JÜRGEN GOTTSCHLICH ZUR DEBATTE UM DEN VÖLKERMORD AN DEN ARMENIERN
: Beitrag zur Politikverhinderung

„Völkermord“ ist zu einem politischen Kampfbegriff verkommen

Es hat schon etwas von einem Ritual. Alljährlich im Vorfeld des 24. April, wenn die Armenier Tod und Vertreibung ihrer Vorfahren aus dem damaligen Osmanischen Reich beklagen, beginnt in den USA die Debatte um die Qualifizierung der Tragödie als Völkermord oder eben nicht. Motor der Debatte ist die gut organisierte armenische Diaspora, deren Hauptanliegen darin besteht, möglichst viele Regierungen und Parlamente weltweit dazu zu bringen, den „Genozid“ an den Armeniern anzuerkennen.

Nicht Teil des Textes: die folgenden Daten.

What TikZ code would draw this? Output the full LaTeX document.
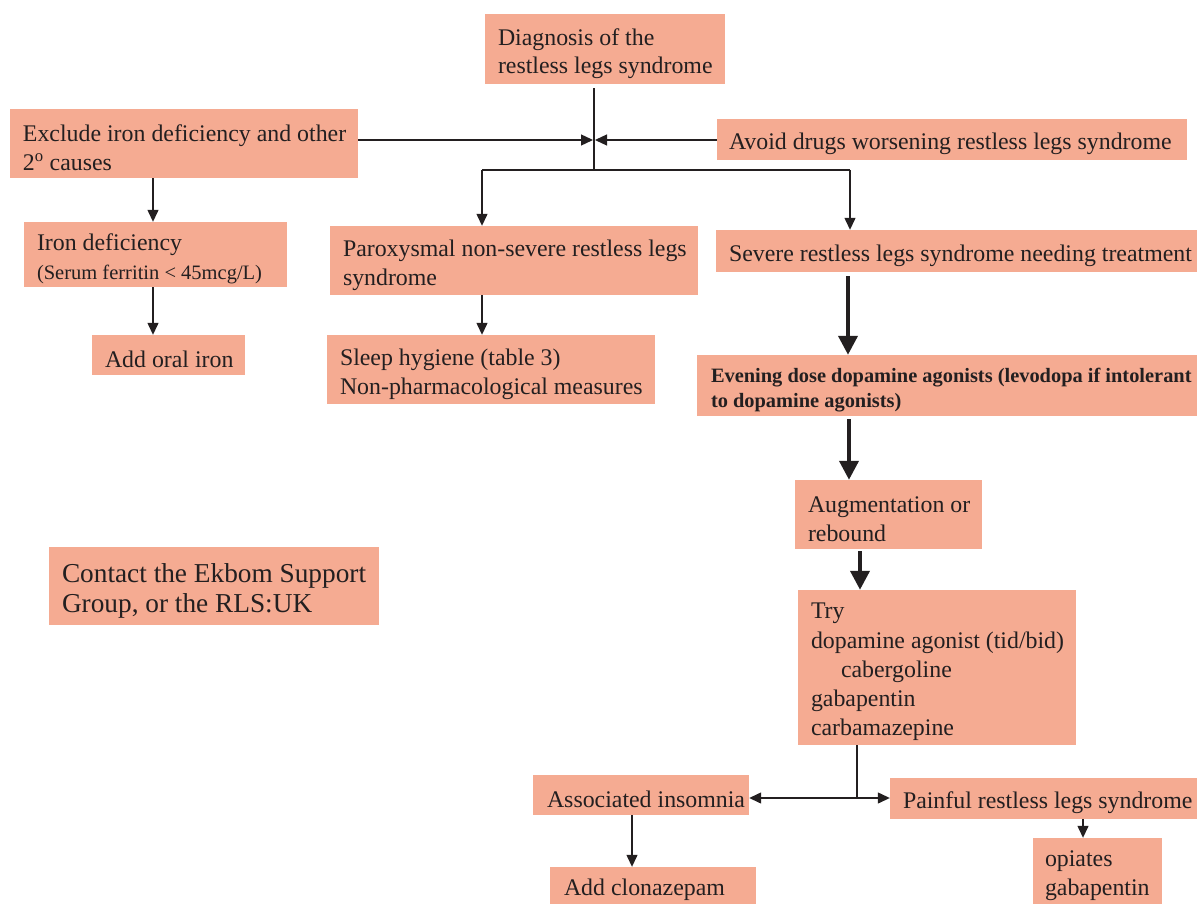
\documentclass[tikz,border=0pt]{standalone}
\usepackage{fontspec}
\setmainfont{Liberation Serif}
\usetikzlibrary{arrows.meta}
\definecolor{boxfill}{RGB}{245,171,146}
\definecolor{ink}{RGB}{35,31,32}
\begin{document}
\begin{tikzpicture}[x=1pt,y=-1pt,
  box/.style={fill=boxfill, draw=none, inner sep=0pt},
  txt/.style={anchor=west, align=left, inner sep=0pt, yshift=-4.5pt, text=ink, font=\fontsize{23.85}{28.6}\selectfont},
  conn/.style={draw=ink, line width=1.3pt},
  arr/.style={conn, -{Triangle[length=12pt,width=11pt]}},
  bigarr/.style={draw=ink, line width=4pt, -{Triangle[length=19pt,width=19pt]}}]
\useasboundingbox (0,0) rectangle (1197,904);

% boxes
\node[box, minimum width=240pt, minimum height=70pt] (diag) at (605,49) {};
\node[txt] at ([xshift=13pt]diag.west) {Diagnosis of the\\restless legs syndrome};

\node[box, minimum width=348pt, minimum height=69pt] (excl) at (184,143.5) {};
\node[txt] at ([xshift=13pt]excl.west) {Exclude iron deficiency and other\\2\textsuperscript{o} causes};

\node[box, minimum width=470pt, minimum height=41pt] (avoid) at (952,139.5) {};
\node[txt] at ([xshift=12pt]avoid.west) {Avoid drugs worsening restless legs syndrome};

\node[box, minimum width=263pt, minimum height=65pt] (iron) at (155.5,254.5) {};
\node[txt] at ([xshift=13pt]iron.west) {Iron deficiency\\{\fontsize{20.5}{24}\selectfont (Serum ferritin < 45mcg/L)}};

\node[box, minimum width=153pt, minimum height=40pt] (oral) at (168.5,355) {};
\node[txt] at ([xshift=13pt]oral.west) {Add oral iron};

\node[box, minimum width=368pt, minimum height=69pt] (parox) at (514,260.5) {};
\node[txt] at ([xshift=13pt]parox.west) {Paroxysmal non-severe restless legs\\syndrome};

\node[box, minimum width=481pt, minimum height=42pt] (sev) at (956.5,251) {};
\node[txt] at ([xshift=13pt]sev.west) {Severe restless legs syndrome needing treatment};

\node[box, minimum width=328pt, minimum height=69pt] (sleep) at (491,369.5) {};
\node[txt] at ([xshift=13pt]sleep.west) {Sleep hygiene (table 3)\\Non-pharmacological measures};

\node[box, minimum width=500pt, minimum height=61pt] (even) at (947,385.5) {};
\node[txt, font=\bfseries\fontsize{20.4}{25}\selectfont] at ([xshift=14pt]even.west) {Evening dose dopamine agonists (levodopa if intolerant\\to dopamine agonists)};

\node[box, minimum width=187pt, minimum height=69pt] (aug) at (888.5,514.5) {};
\node[txt] at ([xshift=13pt]aug.west) {Augmentation or\\rebound};

\node[box, minimum width=330pt, minimum height=78pt] (contact) at (214,586) {};
\node[txt, font=\fontsize{27.3}{30}\selectfont] at ([xshift=13pt]contact.west) {Contact the Ekbom Support\\Group, or the RLS:UK};

\node[box, minimum width=278pt, minimum height=155pt] (try) at (937,667.5) {};
\node[txt, font=\fontsize{23.85}{29.2}\selectfont] at ([xshift=13pt]try.west) {Try\\dopamine agonist (tid/bid)\\\hspace*{30pt}cabergoline\\gabapentin\\carbamazepine};

\node[box, minimum width=216pt, minimum height=40pt] (insom) at (641,795) {};
\node[txt] at ([xshift=14pt]insom.west) {Associated insomnia};

\node[box, minimum width=307pt, minimum height=41pt] (pain) at (1043.5,798.5) {};
\node[txt] at ([xshift=13pt]pain.west) {Painful restless legs syndrome};

\node[box, minimum width=206pt, minimum height=37pt] (clon) at (653,885.5) {};
\node[txt] at ([xshift=14pt]clon.west) {Add clonazepam};

\node[box, minimum width=129pt, minimum height=66pt] (opi) at (1097.5,871) {};
\node[txt] at ([xshift=12pt]opi.west) {opiates\\gabapentin};

% junction coordinates
\coordinate (jc) at (594,170);
\coordinate (jl) at (482,170);
\coordinate (jr) at (850,170);
\coordinate (jm) at (594,140);
\coordinate (xa) at (153,0);
\coordinate (xb) at (482,0);
\coordinate (xc) at (848,0);
\coordinate (xd) at (849,0);
\coordinate (xe) at (860,0);
\coordinate (xf) at (857,0);
\coordinate (jb) at (857,798);
\coordinate (xg) at (632,0);
\coordinate (xh) at (1083,0);

% connectors
\draw[conn] ([yshift=-4pt]jc |- diag.south) -- (jc);
\draw[conn] (jl) -- (jr);
\draw[arr] (excl.east |- jm) -- ([xshift=-1pt]jm);
\draw[arr] (avoid.west |- jm) -- ([xshift=1pt]jm);
\draw[arr] (jl) -- (jl |- parox.north);
\draw[arr] (jr) -- (jr |- sev.north);
\draw[arr] (excl.south -| xa) -- (iron.north -| xa);
\draw[arr] (iron.south -| xa) -- (oral.north -| xa);
\draw[arr] (parox.south -| xb) -- (sleep.north -| xb);
\draw[bigarr] ([yshift=-4pt]sev.south -| xc) -- (even.north -| xc);
\draw[bigarr] ([yshift=-3pt]even.south -| xd) -- (aug.north -| xd);
\draw[bigarr] ([yshift=-2pt]aug.south -| xe) -- (try.north -| xe);
\draw[conn] (try.south -| xf) -- (jb);
\draw[arr] (jb) -- (insom.east |- jb);
\draw[arr] (jb) -- (pain.west |- jb);
\draw[arr] (insom.south -| xg) -- (clon.north -| xg);
\draw[arr] (pain.south -| xh) -- (opi.north -| xh);
\end{tikzpicture}
\end{document}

Die Frage, ob dies geschieht oder nicht, hat aber nur noch wenig damit zu tun, ob das, was damals geschah, in Wahrheit ein Völkermord war. Es geht um die Durchsetzung politischer Interessen hier und jetzt. Der „Völkermord“ ist zu einem Kampfbegriff in der politischen Auseinandersetzung verkommen. Als Erstes wird damit Obama in Verlegenheit gebracht. Stimmt er zu, bringt es seine Außenpolitik in Bedrängnis, für die er die Türkei im Irak und Iran, in Afghanistan und im Nahen Osten braucht. Lehnt er ab, kann man ihn zum „feigen Realpolitiker“ abstempeln. Vor allem aber unterstützt die Völkermorddebatte die Hardliner in Armenien, die anders als die Regierung eine Annäherung an die Türkei verhindern wollen. Sie träumen von einem „Westarmenien“ und wollen, dass die Osttürkei einem neuen Großarmenien angegliedert wird. Es geht aber auch um Reparationen, womöglich um viel Geld.

Die Strategie, die Türkei an den Pranger zu stellen, mag vor zehn Jahren, als Ankara sich noch einfach stur stellte, seine Berechtigung gehabt haben. Jetzt, wo es darum geht, einen bereits unterzeichneten Vertrag zur Versöhnung beider Länder in den jeweiligen Parlamenten zu ratifizieren, ist die Völkermord-Rhetorik ein Beitrag zur Politikverhinderung, der Fortschritte erschwert, statt der Wahrheit zum Durchbruch zu verhelfen.